95-96 Buell S2 Heads:67cc chamber, 1.715" diameter intake valves, 1.480" diameter exhaust valves

These heads were identical to the 91-03 XL1200 heads described above except that the spark plug side front motor mount bolt hole was 7/16-14 instead of 3/8-16. So be aware that not all Buell heads are higher performance than all Sportster heads.

96-03 Buell Lightning Heads:62cc chamber, 1.715" diameter intake valves, 1.480" diameter exhaust valves

In 1996 a new cylinder head was introduced on Buell S1 Lightning models. They were standard equipment on 1996-1998 S1 models (not S1W), 1997 S3 models, 1997-1998 M2 models, and 1998-2003 1200S Sportster Sport models. The Buell Blast uses a version of this head too. They were also available in the Screamin Eagle catalog, initially with a "Lightning" script in the fin area just below the rocker box, and later with a "Screamin Eagle" script. Versions were offered in silver as well as black with polished fins.

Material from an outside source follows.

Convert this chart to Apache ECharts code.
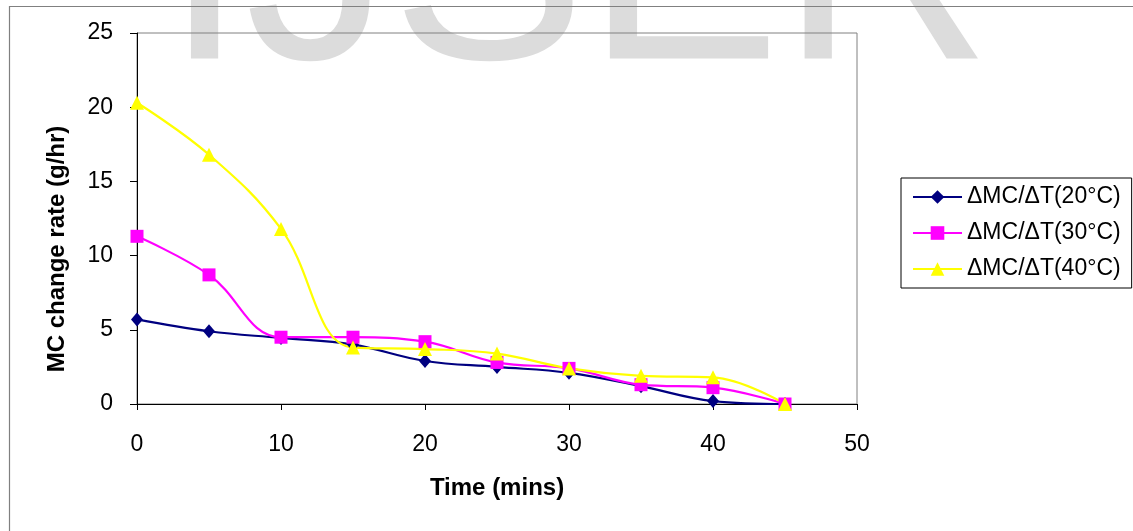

Many of the black with polished fins versions (including those on the 1200S) had dual spark plugs as well. Buell versions of these heads use 7/16-14 bolt holes for the front mounting bracket while Sportster versions used 3/8-16. 

The Lightning head has the same ports and valve sizes as the XL1200 heads of the same vintage and as such they flow exactly the same. The Screamin Eagle catalog at one time claimed 8% more flow but I've flow tested lots of them and the range of results I get is the same as the standard 88-03 XL1200 heads. 

The one big difference in a Lightning head is that extra material was added to the chamber to reduce the size and raise the compression. Over a 1200cc flat top piston these heads give about 10:1 compression. The chamber material is cast into a 10 degree squish band, however, all of the bikes that had these heads from the factory used flat top pistons, so the squish band was ineffective. Hammer Performance offers an angled dome piston to match these heads and can even machine the squish band into a nice, even shape for maximum effectiveness - as cast, it's very rough and uneven. 

The big down side to a Lightning head is that the extra material used to make the chamber smaller also ends up shrouding the valves badly. This hurts low-lift flow, and is especially bad when used with larger valves. When we do a SMASH or SLEDGE porting service to a Lightning head, we always unshroud the valves heavily to cure this problem.

98-02 Buell Thunderstorm Heads:67cc chamber, 1.810" diameter intake valves, 1.575" diameter exhaust valves

In 1998 a new cylinder head was introduced on Buell S1W and S3 models. In 1999 these heads were made standard equipment on all Buell models and they remained that way through the 2002 model year. 

The Thunderstorm head has multiple improvements over the Lightning head. Not only are the valves significantly bigger, but the ports were improved as well, with a higher floor and a more gently radiused roof through the bowl area. The chamber was enlarged back to 67cc to unshroud the larger valves, and the squish band angle was changed to 15 degrees. These were paired with a factory piston to match and utilize the squish band, which HD had never done on Lightning heads.

A stock Thunderstorm chamber improves on the Lightning chamber by unshrouding the much larger valves. The squish band is also taken out to 15 degrees although it's still a rough, uneven casting with a lot of overhang around the perimeter, making it difficult to achieve a good squish clearance. The unshrouding resulted in a 67cc volume and requires a matching domed piston to get 10:1. Also, you can see in this picture how the roof through the bowl area is more gently radiused, as compared to the picture of the XL1200 chamber above. Look near the stamped numbers and compare.

The stock Thunderstorm intake port improves on the Lightning & 88-03 XL1200 intake port with a somewhat higher floor and more gentle radius through roof area in the bowl. Valve sizes were increased as well.